▸ **Given problem**
Return the material exactly, first line through the line containing "const PER_GROUP = samples.length;", and nothing more. Pictures stay out.

▸ **Records to use**
● ● ●
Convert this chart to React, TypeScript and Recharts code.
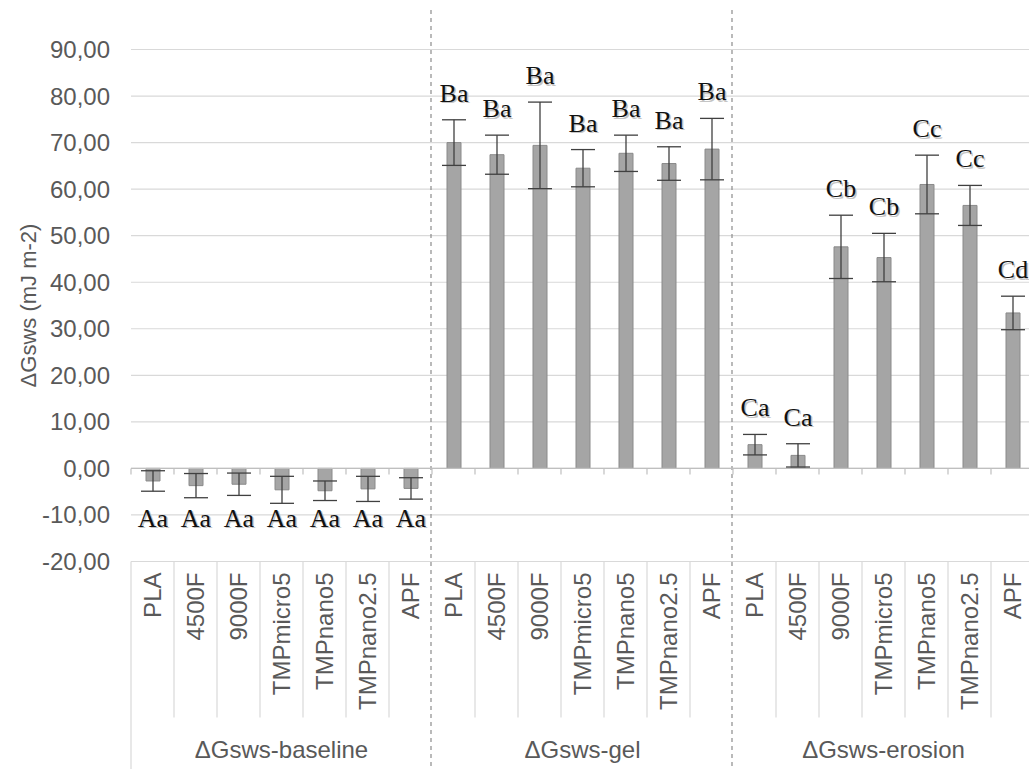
import React from 'react';
import {
  ComposedChart,
  Bar,
  XAxis,
  YAxis,
  CartesianGrid,
  ErrorBar,
  LabelList,
  ReferenceLine,
} from 'recharts';

// ---------- data ----------
const samples = ['PLA', '4500F', '9000F', 'TMPmicro5', 'TMPnano5', 'TMPnano2.5', 'APF'];
const groupLabels = ['ΔGsws-baseline', 'ΔGsws-gel', 'ΔGsws-erosion'];
const groupKeys = ['baseline', 'gel', 'erosion'];

const baselineValues = [-2.7, -3.7, -3.4, -4.6, -4.8, -4.4, -4.3];
const baselineErr = [2.2, 2.6, 2.4, 2.9, 2.1, 2.7, 2.3];
const baselineLetters = ['Aa', 'Aa', 'Aa', 'Aa', 'Aa', 'Aa', 'Aa'];

const gelValues = [70.0, 67.4, 69.4, 64.5, 67.7, 65.5, 68.6];
const gelErr = [4.9, 4.2, 9.3, 4.0, 3.9, 3.6, 6.6];
const gelLetters = ['Ba', 'Ba', 'Ba', 'Ba', 'Ba', 'Ba', 'Ba'];

const erosionValues = [5.1, 2.8, 47.6, 45.3, 61.0, 56.5, 33.4];
const erosionErr = [2.2, 2.5, 6.8, 5.2, 6.3, 4.3, 3.6];
const erosionLetters = ['Ca', 'Ca', 'Cb', 'Cb', 'Cc', 'Cc', 'Cd'];

const yTicks = [-20, -10, 0, 10, 20, 30, 40, 50, 60, 70, 80, 90];
const yTitle = 'ΔGsws (mJ m-2)';

const groupValues = [baselineValues, gelValues, erosionValues];
const groupErrs = [baselineErr, gelErr, erosionErr];
const groupLetters = [baselineLetters, gelLetters, erosionLetters];

const data = groupKeys.flatMap((g, gi) =>
  samples.map((s, si) => ({
    key: `${g}-${s}`,
    sample: s,
    group: groupLabels[gi],
    value: groupValues[gi][si],
    err: groupErrs[gi][si],
    letter: groupLetters[gi][si],
  }))
);

// ---------- styles ----------
const W = 1040;
const H = 769;
const SANS = "'Liberation Sans', Arial, sans-serif";
const SERIF = "'Liberation Serif', 'Times New Roman', serif";
const TEXT_GREY = '#595959';
const GRID = '#d9d9d9';
const PER_GROUP = samples.length;

const CategoryTick = (props: any) => {
  const { x, y, payload, index } = props;
  const i = payload && typeof payload.index === 'number' ? payload.index : index;
  const d = data.find((e) => e.key === payload?.value) ?? data[i];
  if (!d) return null;
  const idx = data.indexOf(d);
  const ty = y + 11;
  return (
    <g>
      <text
        x={x}
        y={ty}
        transform={`rotate(-90 ${x} ${ty})`}
        textAnchor="end"
        dy="0.36em"
        fontFamily={SANS}
        fontSize={24}
        fill={TEXT_GREY}
      >
        {d.sample}
      </text>
      {idx % PER_GROUP === 3 && (
        <text
          x={x}
          y={y + 196}
          textAnchor="middle"
          fontFamily={SANS}
          fontSize={24}
          fill={TEXT_GREY}
        >
          {d.group}
        </text>
      )}
    </g>
  );
};

const ZeroAxis = (p: any) => {
  const { x1, x2, y1 } = p;
  const band = (x2 - x1) / data.length;
  return (
    <g>
      <line x1={x1} x2={x2} y1={y1} y2={y1} stroke="#bfbfbf" strokeWidth={1.3} />
      {data.map((_, i) => (
        <line
          key={i}
          x1={x1 + i * band}
          x2={x1 + i * band}
          y1={y1}
          y2={y1 + 6}
          stroke="#bfbfbf"
          strokeWidth={1.2}
        />
      ))}
    </g>
  );
};

const TableLines = (p: any) => {
  const { x1, x2, y1 } = p;
  const band = (x2 - x1) / data.length;
  return (
    <g>
      {data.map((_, i) => {
        const lx = x1 + i * band;
        if (i === 0)
          return <line key={i} x1={lx} x2={lx} y1={y1} y2={H} stroke={GRID} strokeWidth={1.2} />;
        if (i % PER_GROUP === 0)
          return (
            <line
              key={i}
              x1={lx - 1}
              x2={lx - 1}
              y1={10}
              y2={H}
              stroke="#8c8c8c"
              strokeWidth={1.2}
              strokeDasharray="4 4"
            />
          );
        return <line key={i} x1={lx} x2={lx} y1={y1} y2={y1 + 156} stroke={GRID} strokeWidth={1.2} />;
      })}
    </g>
  );
};

const LetterLabel = (p: any) => {
  const vb = p.viewBox ?? {};
  const x = vb.x ?? p.x;
  const y = vb.y ?? p.y;
  const width = vb.width ?? p.width;
  const height = vb.height ?? p.height;
  const d = data.find((e) => e.key === p.value);
  if (!d || x == null) return null;
  const cx = x + width / 2;
  const top = Math.min(y, y + height);
  const bottom = Math.max(y, y + height);
  const ppu = Math.abs(height) / Math.abs(d.value);
  let ty: number;
  if (d.value >= 0) ty = top - d.err * ppu - 18;
  else ty = top + 58.5;
  return (
    <g>
      <text x={cx + 1.5} y={ty + 1.5} textAnchor="middle" fontFamily={SERIF} fontSize={26} fill="#c4c4c4">
        {d.letter}
      </text>
      <text x={cx} y={ty} textAnchor="middle" fontFamily={SERIF} fontSize={26} fill="#111">
        {d.letter}
      </text>
    </g>
  );
};

const YTitle = (p: any) => {
  const vb = p.viewBox ?? { x: 0, y: 49.5, width: 131, height: 512 };
  const cx = vb.x + 28;
  const cy = vb.y + vb.height / 2;
  return (
    <text
      x={cx}
      y={cy}
      transform={`rotate(-90 ${cx} ${cy})`}
      textAnchor="middle"
      dy="0.36em"
      fontFamily={SANS}
      fontSize={22}
      fill={TEXT_GREY}
    >
      {yTitle}
    </text>
  );
};

const fmt = (v: number) => v.toFixed(2).replace('.', ',');

export default function App() {
  return (
    <div
      style={{
        position: 'fixed',
        left: 0,
        top: 0,
        width: 1029,
        height: 769,
        overflow: 'hidden',
        background: '#fff',
      }}
    >
      <ComposedChart
        width={W}
        height={H}
        data={data}
        margin={{ top: 49.5, right: 6, left: 0, bottom: 0 }}
      >
        <CartesianGrid horizontal vertical={false} stroke={GRID} strokeWidth={1.2} />
        <XAxis
          dataKey="key"
          interval={0}
          height={207.5}
          axisLine={false}
          tickLine={false}
          tickSize={0}
          tickMargin={0}
          tick={<CategoryTick />}
        />
        <YAxis
          type="number"
          domain={[-20, 90]}
          ticks={yTicks}
          width={131}
          axisLine={false}
          tickLine={false}
          tickSize={0}
          tickMargin={21}
          tickFormatter={fmt}
          tick={{ fontFamily: SANS, fontSize: 24, fill: TEXT_GREY }}
          label={{ content: YTitle } as any}
        />
        <ReferenceLine y={-20} shape={TableLines} ifOverflow="visible" />
        <ReferenceLine y={0} shape={ZeroAxis} ifOverflow="visible" />
        <Bar
          dataKey="value"
          barSize={14}
          fill="#a5a5a5"
          stroke="#8a8a8a"
          strokeWidth={1}
          isAnimationActive={false}
        >
          <ErrorBar dataKey="err" width={12} stroke="#404040" strokeWidth={1.3} direction="y" />
          <LabelList dataKey="key" content={LetterLabel} />
        </Bar>
      </ComposedChart>
    </div>
  );
}
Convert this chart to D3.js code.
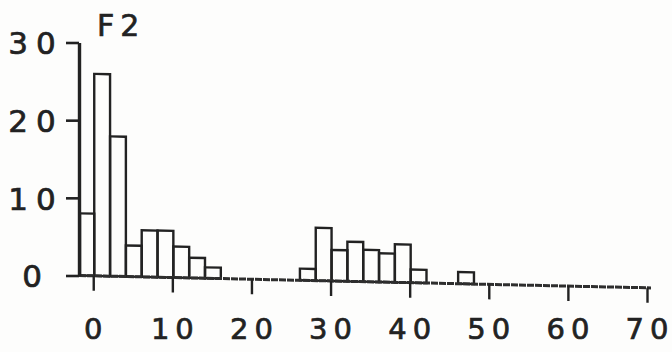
<!DOCTYPE html>
<html>
<head>
<meta charset="utf-8">
<script src="https://cdn.jsdelivr.net/npm/d3@7"></script>
<style>
  html, body { margin: 0; padding: 0; background: #fdfdfc; }
  svg { display: block; }
  .lbl { font-family: "DejaVu Sans", "Liberation Sans", sans-serif; fill: #222; stroke: #222; stroke-width: 0.7px; }
</style>
</head>
<body>
<div id="chart"></div>
<script>
// histogram bins (lower edge), width 2
const binStart = [-2, 0, 2, 4, 6, 8, 10, 12, 14, 26, 28, 30, 32, 34, 36, 38, 40, 46];
const freq     = [8, 26, 18, 4, 6, 6, 4, 2.6, 1.4, 1.5, 6.8, 4, 5.1, 4.1, 3.7, 4.9, 1.7, 1.5];
const binWidth = 2;

const xTicks = [0, 10, 20, 30, 40, 50, 60, 70];
const yTicks = [0, 10, 20, 30];
const panelLabel = 'F2';

(function(){
  const W = 672, H = 352;
  const INK = '#222';

  const svg = d3.select('#chart').append('svg')
    .attr('width', W).attr('height', H);

  const x = d3.scaleLinear().domain([-1.8, 70]).range([79, 647]);
  const y = d3.scaleLinear().domain([0, 30]).range([275.5, 42.5]);

  const x0 = x(-1.8), y0 = y(0);

  // spaced-out digits without trailing letter-spacing
  function spaced(sel, gap){
    sel.each(function(d){
      const t = d3.select(this);
      const s = String(t.text() || d);
      t.text(null);
      t.selectAll('tspan').data(s.split('')).enter().append('tspan')
        .attr('dx', (c, i) => i ? gap : 0)
        .text(c => c);
    });
  }

  // the scan is slightly tilted: baseline drops to the right
  const plot = svg.append('g')
    .attr('transform', `translate(${x0},${y0}) skewY(1.24) translate(${-x0},${-y0})`);

  // bars
  plot.selectAll('rect.bar')
    .data(binStart.map((s, i) => ({ s, v: freq[i] })))
    .enter().append('rect')
    .attr('class', 'bar')
    .attr('x', d => x(Math.max(d.s, -1.8)) + 1)
    .attr('width', d => x(d.s + binWidth) - x(Math.max(d.s, -1.8)))
    .attr('y', d => y(d.v))
    .attr('height', d => y(0) - y(d.v))
    .attr('fill', 'none')
    .attr('stroke', INK)
    .attr('stroke-width', 2.4);

  // x axis line + ticks (labels drawn separately, not tilted)
  const xa = plot.append('g')
    .attr('transform', `translate(0,${y0})`)
    .call(d3.axisBottom(x).tickValues(xTicks).tickSize(15).tickSizeOuter(0).tickFormat(''));
  xa.select('.domain')
    .attr('d', `M${x0},0H${x(70) + 4}`)
    .attr('stroke', '#2e2e2e').attr('stroke-width', 3)
    .attr('stroke-dasharray', '7,1');
  xa.selectAll('.tick line').attr('stroke', INK).attr('stroke-width', 2.4);

  // y axis
  const ya = svg.append('g')
    .attr('transform', `translate(${x0},0)`)
    .call(d3.axisLeft(y).tickValues(yTicks).tickSize(13).tickSizeOuter(0));
  ya.select('.domain').attr('stroke', INK).attr('stroke-width', 3.4);
  ya.selectAll('.tick line').attr('stroke', INK).attr('stroke-width', 2.6);
  ya.selectAll('.tick text')
    .attr('class', 'lbl')
    .attr('x', 32 - x0)
    .attr('dy', '0.36em')
    .attr('text-anchor', 'middle')
    .style('font-size', '31px')
    .style('fill', '#222')
    .call(spaced, 8);

  // x tick labels
  svg.append('g').selectAll('text')
    .data(xTicks).enter().append('text')
    .attr('class', 'lbl')
    .attr('x', d => x(d))
    .attr('y', 339)
    .attr('text-anchor', 'middle')
    .style('font-size', '29px')
    .text(d => d)
    .call(spaced, 6);

  // panel label
  svg.append('text')
    .attr('class', 'lbl')
    .attr('x', 97)
    .attr('y', 36)
    .style('font-size', '30px')
    .text(panelLabel)
    .call(spaced, 6);
})();
</script>
</body>
</html>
● ● ●
▸ **Solution to this exercise**
Convert this chart to React, TypeScript and Recharts code.
import React from 'react';
import {
  ComposedChart,
  Bar,
  XAxis,
  YAxis,
  CartesianGrid,
  ErrorBar,
  LabelList,
  ReferenceLine,
} from 'recharts';

// ---------- data ----------
const samples = ['PLA', '4500F', '9000F', 'TMPmicro5', 'TMPnano5', 'TMPnano2.5', 'APF'];
const groupLabels = ['ΔGsws-baseline', 'ΔGsws-gel', 'ΔGsws-erosion'];
const groupKeys = ['baseline', 'gel', 'erosion'];

const baselineValues = [-2.7, -3.7, -3.4, -4.6, -4.8, -4.4, -4.3];
const baselineErr = [2.2, 2.6, 2.4, 2.9, 2.1, 2.7, 2.3];
const baselineLetters = ['Aa', 'Aa', 'Aa', 'Aa', 'Aa', 'Aa', 'Aa'];

const gelValues = [70.0, 67.4, 69.4, 64.5, 67.7, 65.5, 68.6];
const gelErr = [4.9, 4.2, 9.3, 4.0, 3.9, 3.6, 6.6];
const gelLetters = ['Ba', 'Ba', 'Ba', 'Ba', 'Ba', 'Ba', 'Ba'];

const erosionValues = [5.1, 2.8, 47.6, 45.3, 61.0, 56.5, 33.4];
const erosionErr = [2.2, 2.5, 6.8, 5.2, 6.3, 4.3, 3.6];
const erosionLetters = ['Ca', 'Ca', 'Cb', 'Cb', 'Cc', 'Cc', 'Cd'];

const yTicks = [-20, -10, 0, 10, 20, 30, 40, 50, 60, 70, 80, 90];
const yTitle = 'ΔGsws (mJ m-2)';

const groupValues = [baselineValues, gelValues, erosionValues];
const groupErrs = [baselineErr, gelErr, erosionErr];
const groupLetters = [baselineLetters, gelLetters, erosionLetters];

const data = groupKeys.flatMap((g, gi) =>
  samples.map((s, si) => ({
    key: `${g}-${s}`,
    sample: s,
    group: groupLabels[gi],
    value: groupValues[gi][si],
    err: groupErrs[gi][si],
    letter: groupLetters[gi][si],
  }))
);

// ---------- styles ----------
const W = 1040;
const H = 769;
const SANS = "'Liberation Sans', Arial, sans-serif";
const SERIF = "'Liberation Serif', 'Times New Roman', serif";
const TEXT_GREY = '#595959';
const GRID = '#d9d9d9';
const PER_GROUP = samples.length;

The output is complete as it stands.